I’m not sure whether these articles are making more sense to me now because I’m getting a stronger grasp on the underlying theories or if it’s just that they are better written. Probably a bit of both.
Brown, Collins and Duguid present their ideas about why content is more meaningful to learners when it is put into context in an easily understandable way, using plenty of examples as well as some very effective analogies. Their approach seems much more anchored in chalkface experience and constantly focusses on educational practice in schools, rather that making lofty prognostications about what approaches might be beneficial for learners.
Key points:
“Many methods of didactic education assume a separation between knowing and doing, treating knowledge as an integral, self-sufficient substance, theoretically independent of the situations in which it is learned and used.”
We should “embed learning in activity and make deliberate use of the social and physical context”
Learning vocabulary with a dictionary and a few example (but out of context) sentences is different to the way words are learnt in day to day life – through use in normal conversation and reading. “Experienced readers implicitly understand that words are situated. They, therefore, ask for the rest of the sentence or the context before committing themselves to an interpretation of a word”
“All knowledge is, we believe, like language. It’s constituent parts index the world and so are intextricably a product of the activity and situations in whch they are produced”
“A concept, like the meaning of a word, is always under construction”
“It may be more useful to consider conceptual knowledge as, in some ways, similar to a set of tools. Tools share several significant features with knowledge – They can only be fully understood with use and using them entails both changing the users view of the world and adopting the belief system in which they are used.”
“People who use tools actively rather than just acquire them, by contrast, build an increasingly rich implicit understanding of the world in which they use the tools and of the tools themselves. The understanding, both of the world and of the tool, continually changes as a result of their interaction”

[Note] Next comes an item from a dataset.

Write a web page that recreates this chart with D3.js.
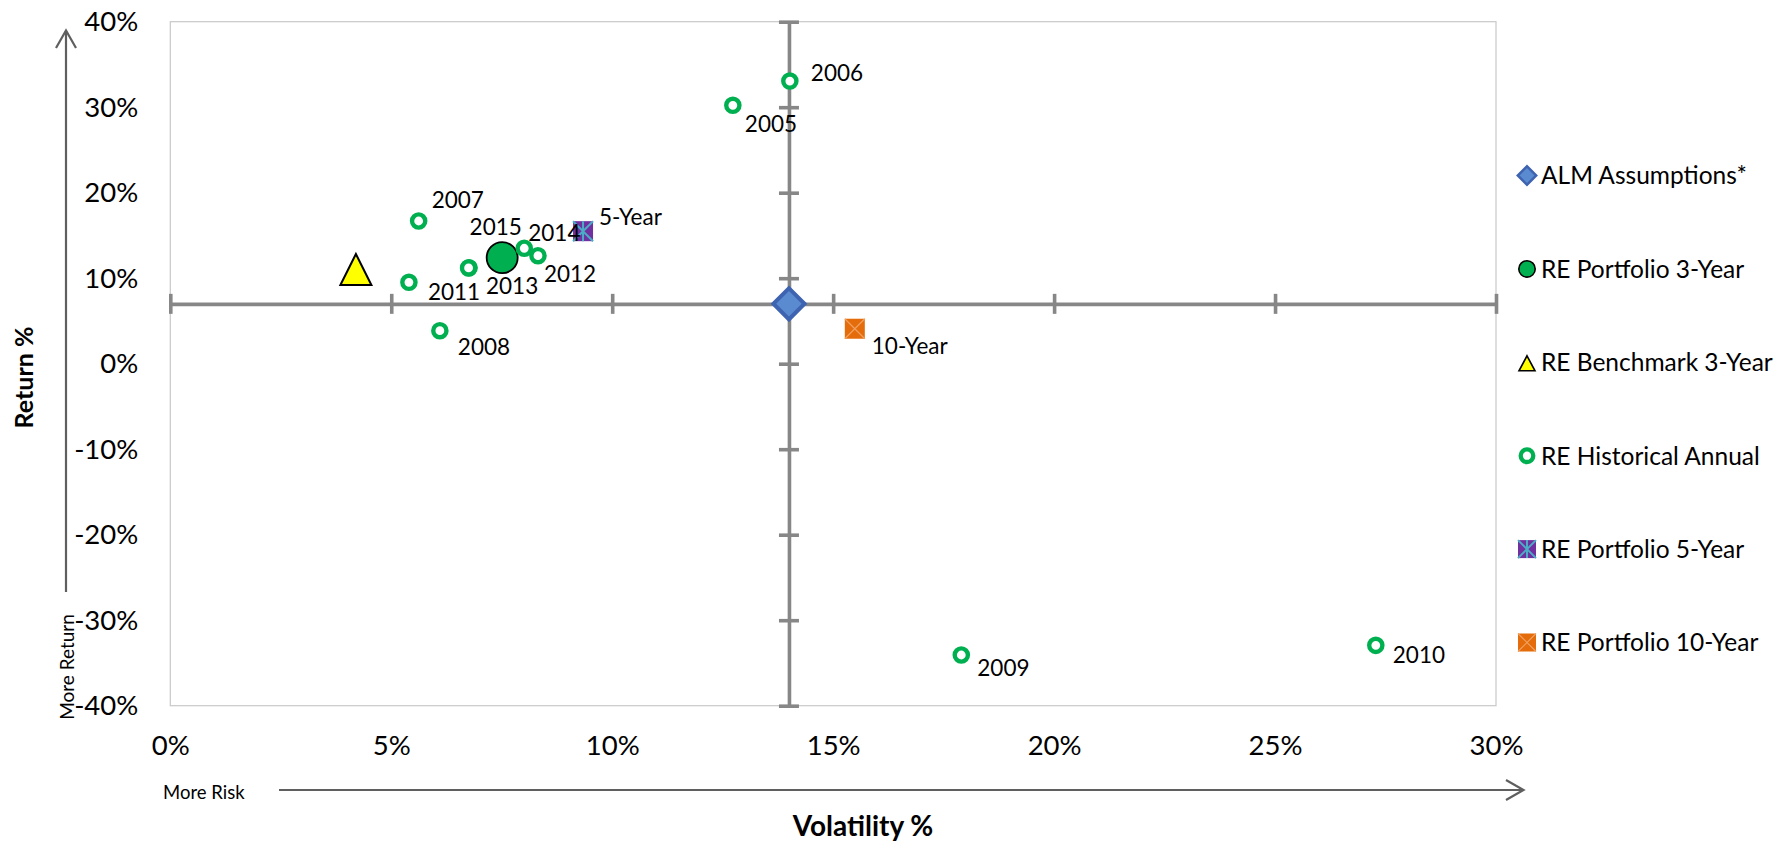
<!DOCTYPE html>
<html>
<head>
<meta charset="utf-8">
<script src="https://cdn.jsdelivr.net/npm/d3@7/dist/d3.min.js"></script>
<style>
  html, body { margin: 0; padding: 0; background: #fff; }
  svg { display: block; }
  text { font-family: Lato, "Open Sans", sans-serif; fill: #000; }
</style>
</head>
<body>
<svg id="chart" width="1790" height="842"></svg>
<script>
// ---------------- data ----------------
const seriesNames = ["ALM Assumptions*", "RE Portfolio 3-Year", "RE Benchmark 3-Year",
                     "RE Historical Annual", "RE Portfolio 5-Year", "RE Portfolio 10-Year"];

const almVol = [0.140];  const almRet = [0.070];
const p3Vol = [0.0751];  const p3Ret = [0.124];
const b3Vol = [0.0420];  const b3Ret = [0.1102];
const p5Vol = [0.0934];  const p5Ret = [0.155];
const p10Vol = [0.1549]; const p10Ret = [0.0409];

const years   = ["2005", "2006", "2007", "2008", "2009", "2010", "2011", "2012", "2013", "2014", "2015"];
const histVol = [0.1273, 0.1402, 0.0562, 0.0610, 0.1790, 0.2728, 0.0540, 0.0832, 0.0676, 0.0801, 0.0675];
const histRet = [0.3022, 0.3306, 0.1669, 0.0386, -0.3407, -0.3294, 0.0952, 0.1263, 0.1123, 0.1350, 0.1120];

const xTicks = [0, 0.05, 0.10, 0.15, 0.20, 0.25, 0.30];
const yTicks = [-0.40, -0.30, -0.20, -0.10, 0, 0.10, 0.20, 0.30, 0.40];

// label placement (pixel offsets from the marker centre: [dx, baseline dy])
const yearLabelOffset = {
  "2005": [12, 27], "2006": [21, 0], "2007": [13, -13], "2008": [18, 24],
  "2009": [16, 21], "2010": [17, 18], "2011": [19, 18], "2012": [6, 26],
  "2013": [17, 26], "2014": [4, -7], "2015": [1, -33]
};

// ---------------- layout ----------------
const svg = d3.select("#chart");
const L = 170.3, R = 1496, T = 21.7, B = 705.7;
const x = d3.scaleLinear().domain([0, 0.30]).range([L, R]);
const y = d3.scaleLinear().domain([-0.40, 0.40]).range([B, T]);

const GREEN = "#00B050", AXIS = "#878787";

// plot border
svg.append("rect").attr("x", L).attr("y", T).attr("width", R - L).attr("height", B - T)
  .attr("fill", "none").attr("stroke", "#C8C8C8").attr("stroke-width", 1.2);

// tick labels at plot edges
const pct = v => d3.format(".0%")(v).replace("\u2212", "-");
const yLab = svg.append("g").attr("transform", `translate(${L},0)`)
  .call(d3.axisLeft(y).tickValues(yTicks).tickFormat(pct).tickSize(0).tickPadding(32));
const xLab = svg.append("g").attr("transform", `translate(0,${B})`)
  .call(d3.axisBottom(x).tickValues(xTicks).tickFormat(pct).tickSize(0).tickPadding(30));
[yLab, xLab].forEach(g => {
  g.select(".domain").remove();
  g.selectAll("text").attr("font-family", "Lato").attr("font-size", 27.5).attr("fill", "#000");
});

// crossing axes (cross at ALM assumptions)
const hAxis = svg.append("g").attr("transform", `translate(0,${y(almRet[0])})`)
  .call(d3.axisBottom(x).tickValues(xTicks).tickFormat("").tickSizeOuter(0));
hAxis.select(".domain").attr("stroke", AXIS).attr("stroke-width", 3.6);
hAxis.selectAll(".tick line").attr("y1", -10).attr("y2", 10).attr("stroke", AXIS).attr("stroke-width", 3.6);

const vAxis = svg.append("g").attr("transform", `translate(${x(almVol[0])},0)`)
  .call(d3.axisLeft(y).tickValues(yTicks).tickFormat("").tickSizeOuter(0));
vAxis.select(".domain").attr("stroke", AXIS).attr("stroke-width", 3.6);
vAxis.selectAll(".tick line").attr("x1", -10).attr("x2", 10).attr("stroke", AXIS).attr("stroke-width", 3.6);

// ---------------- marker painters ----------------
function diamond(g, cx, cy, s, sw) {
  g.append("path").attr("d", d3.symbol(d3.symbolSquare, s * s)())
    .attr("transform", `translate(${cx},${cy}) rotate(45)`)
    .attr("fill", "#5A8AD0").attr("stroke", "#3E63B0").attr("stroke-width", sw);
}
function bigCircle(g, cx, cy, r, sw) {
  g.append("circle").attr("cx", cx).attr("cy", cy).attr("r", r)
    .attr("fill", GREEN).attr("stroke", "#000").attr("stroke-width", sw);
}
function triangle(g, cx, cy, w, h, sw) {
  const p = d3.path();
  p.moveTo(cx, cy - h / 2); p.lineTo(cx + w / 2, cy + h / 2); p.lineTo(cx - w / 2, cy + h / 2); p.closePath();
  g.append("path").attr("d", p.toString()).attr("fill", "#FFFF00")
    .attr("stroke", "#000").attr("stroke-width", sw).attr("stroke-linejoin", "miter");
}
function ring(g, cx, cy, r, sw) {
  g.append("circle").attr("cx", cx).attr("cy", cy).attr("r", r)
    .attr("fill", "#fff").attr("stroke", GREEN).attr("stroke-width", sw);
}
function starSquare(g, cx, cy, s) {
  const h = s / 2;
  g.append("rect").attr("x", cx - h).attr("y", cy - h).attr("width", s).attr("height", s).attr("fill", "#7030A0");
  const p = d3.path();
  p.moveTo(cx - h, cy - h); p.lineTo(cx + h, cy + h);
  p.moveTo(cx + h, cy - h); p.lineTo(cx - h, cy + h);
  p.moveTo(cx, cy - h); p.lineTo(cx, cy + h);
  g.append("path").attr("d", p.toString()).attr("stroke", "#4BACC6").attr("stroke-width", 2).attr("fill", "none");
}
function xSquare(g, cx, cy, s) {
  const h = s / 2;
  g.append("rect").attr("x", cx - h).attr("y", cy - h).attr("width", s).attr("height", s).attr("fill", "#E46C0A");
  const p = d3.path();
  p.moveTo(cx - h, cy - h); p.lineTo(cx + h, cy + h);
  p.moveTo(cx + h, cy - h); p.lineTo(cx - h, cy + h);
  g.append("path").attr("d", p.toString()).attr("stroke", "#F0A060").attr("stroke-width", 1.2).attr("fill", "none");
}

// ---------------- series ----------------
const marks = svg.append("g");
almVol.forEach((v, i) => diamond(marks, x(v), y(almRet[i]), 22, 4));
p3Vol.forEach((v, i) => bigCircle(marks, x(v), y(p3Ret[i]), 15.5, 1.8));
b3Vol.forEach((v, i) => triangle(marks, x(v), y(b3Ret[i]), 31, 31, 2));
histVol.forEach((v, i) => ring(marks, x(v), y(histRet[i]), 6.6, 4.4));
p5Vol.forEach((v, i) => starSquare(marks, x(v), y(p5Ret[i]), 20));
p10Vol.forEach((v, i) => xSquare(marks, x(v), y(p10Ret[i]), 20));

// data labels
const labels = svg.append("g").attr("font-size", 22.5);
years.forEach((yr, i) => {
  const o = yearLabelOffset[yr];
  labels.append("text").attr("x", x(histVol[i]) + o[0]).attr("y", y(histRet[i]) + o[1]).text(yr);
});
labels.append("text").attr("x", x(p5Vol[0]) + 16).attr("y", y(p5Ret[0]) - 6).text("5-Year");
labels.append("text").attr("x", x(p10Vol[0]) + 17).attr("y", y(p10Ret[0]) + 25).text("10-Year");

// ---------------- axis titles & arrows ----------------
svg.append("text").attr("x", 863).attr("y", 836).attr("text-anchor", "middle")
  .attr("font-size", 28).attr("font-weight", "bold").text("Volatility %");
svg.append("text").attr("transform", "translate(33,377.5) rotate(-90)").attr("text-anchor", "middle")
  .attr("font-size", 25).attr("font-weight", "bold").text("Return %");

const ARROW = "#5F5F5F";
svg.append("line").attr("x1", 279).attr("y1", 790).attr("x2", 1523).attr("y2", 790)
  .attr("stroke", ARROW).attr("stroke-width", 2.2);
svg.append("path").attr("d", "M1506,780 L1523.5,790 L1506,800").attr("fill", "none")
  .attr("stroke", ARROW).attr("stroke-width", 2.2);
svg.append("text").attr("x", 163).attr("y", 799).attr("font-size", 18.5).text("More Risk");

svg.append("line").attr("x1", 66).attr("y1", 592).attr("x2", 66).attr("y2", 31)
  .attr("stroke", ARROW).attr("stroke-width", 2.2);
svg.append("path").attr("d", "M56,48 L66,30.5 L76,48").attr("fill", "none")
  .attr("stroke", ARROW).attr("stroke-width", 2.2);
svg.append("text").attr("transform", "translate(74,667) rotate(-90)").attr("text-anchor", "middle")
  .attr("font-size", 19).text("More Return");

// ---------------- legend ----------------
const leg = svg.append("g");
const legX = 1527, legTextX = 1541, legY0 = 175.5, legStep = 93.4;
const painters = [
  (g, cx, cy) => diamond(g, cx, cy, 13, 2.5),
  (g, cx, cy) => bigCircle(g, cx, cy, 8.2, 1.6),
  (g, cx, cy) => triangle(g, cx, cy + 1, 16, 15, 1.6),
  (g, cx, cy) => ring(g, cx, cy, 6.3, 4.3),
  (g, cx, cy) => starSquare(g, cx, cy, 18),
  (g, cx, cy) => xSquare(g, cx, cy, 18)
];
seriesNames.forEach((name, i) => {
  const cy = legY0 + i * legStep;
  painters[i](leg, legX, cy);
  leg.append("text").attr("x", legTextX).attr("y", cy).attr("dy", "0.36em")
    .attr("font-size", 24.5).text(name);
});
</script>
</body>
</html>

“Learning how to use a tool involves far more than can be accounted for in any set of explicit rules. The occasions and conditions for use arise directly out of the context of activities of each community that uses the tool, framed by the way members of that community see the world… Thus carpenters and cabinet makers use chisels differently”
“Activity, concept and culture are interdependent. No one can be totally understood without the other two. Learning must involve all three”
“(Students) need to be exposed to the use of a domain’s conceptual tools in authentic activity – to teachers acting as practitioners and using these tools in wrestling with the problems of the world. Such activity can tease out the way a mathematician or historian looks at the world and solves emergent problems. (But maths is a tool used in different ways by different practitioners – eg mathematician vs statistician vs engineer – how do you apply context there – perhaps by looking at the content being covered and seeing who it is most applicable to?)
“Activity also provides experience, which is plainly important for subsequent action”
“Knowledge… indexes the situation in which it arises and is used. The embedding circumstances efficiently provide essential parts of its structure and meaning”
“By beginning with a task embedded in a familiar activity, it shows the students the legitimacy of their implicit knowledge and its availability as scaffolding in apparently unfamiliar tasks”
“By allowing students to generate their own solution paths, it helps make them conscious, creative members of the culture of problem-solving mathematicians. And, in enculturating though this activity, they acquire some of the cultures tools – a shared vocabulary and the means to discuss, reflect upon, evaluate and validate community procedures in a collaborative process”
“Collaboration also leads to the articulation of strategies, which can then be discussed and reflected on. This, in turn, fosters generalising, grounding in the students situated understanding”
“… teachers or coaches promote learning, firstly by making explicit their tacit knowledge or by modelling their strategies for students in authentic activity. Then, teachers and colleagues support student’s attempts at doing the task. And finally they empower the students to continue independently”
“An intriguing role in learning is played by ‘legitimate peripheral participation’, where people who are not taking part directly in a particular activity learn a great deal from their legitimate position on the periphery”
“This peripheral participation is particularly important for people entering the culture. They need to observe how practitioners at various levels behave and talk to get a sense of how expertise is manifest in conversation and other activities”
“Collective problem solving: Groups are not just a convenient way to accumulate the individual knowledge of their members. They give rise synergistically to insights and solutions that would not come about without them”
“Displaying multiple roles: Successful execution of most individual tasks requires students to understand the many different roles needed for carrying out any cognitive task. Getting one person to be able to play all the roles entailed by authentic activity and to reflect productively upon his or her performance is one of the monumental tasks of education. The group, however, permits different roles to be displayed and engenders reflective narratives and discussions about the aptness of those roles” – Is it enough for people to be able to discuss the tasks that someone else undertook in a group task for them to understand what is really involved without having done it?
“Groups can be efficient in drawing out, confronting and discussing both misconceptions and ineffective strategies”
Overall, a lot of interesting ideas here – it got a little more abstract as it continued and the concepts got more advanced but most of it makes sense.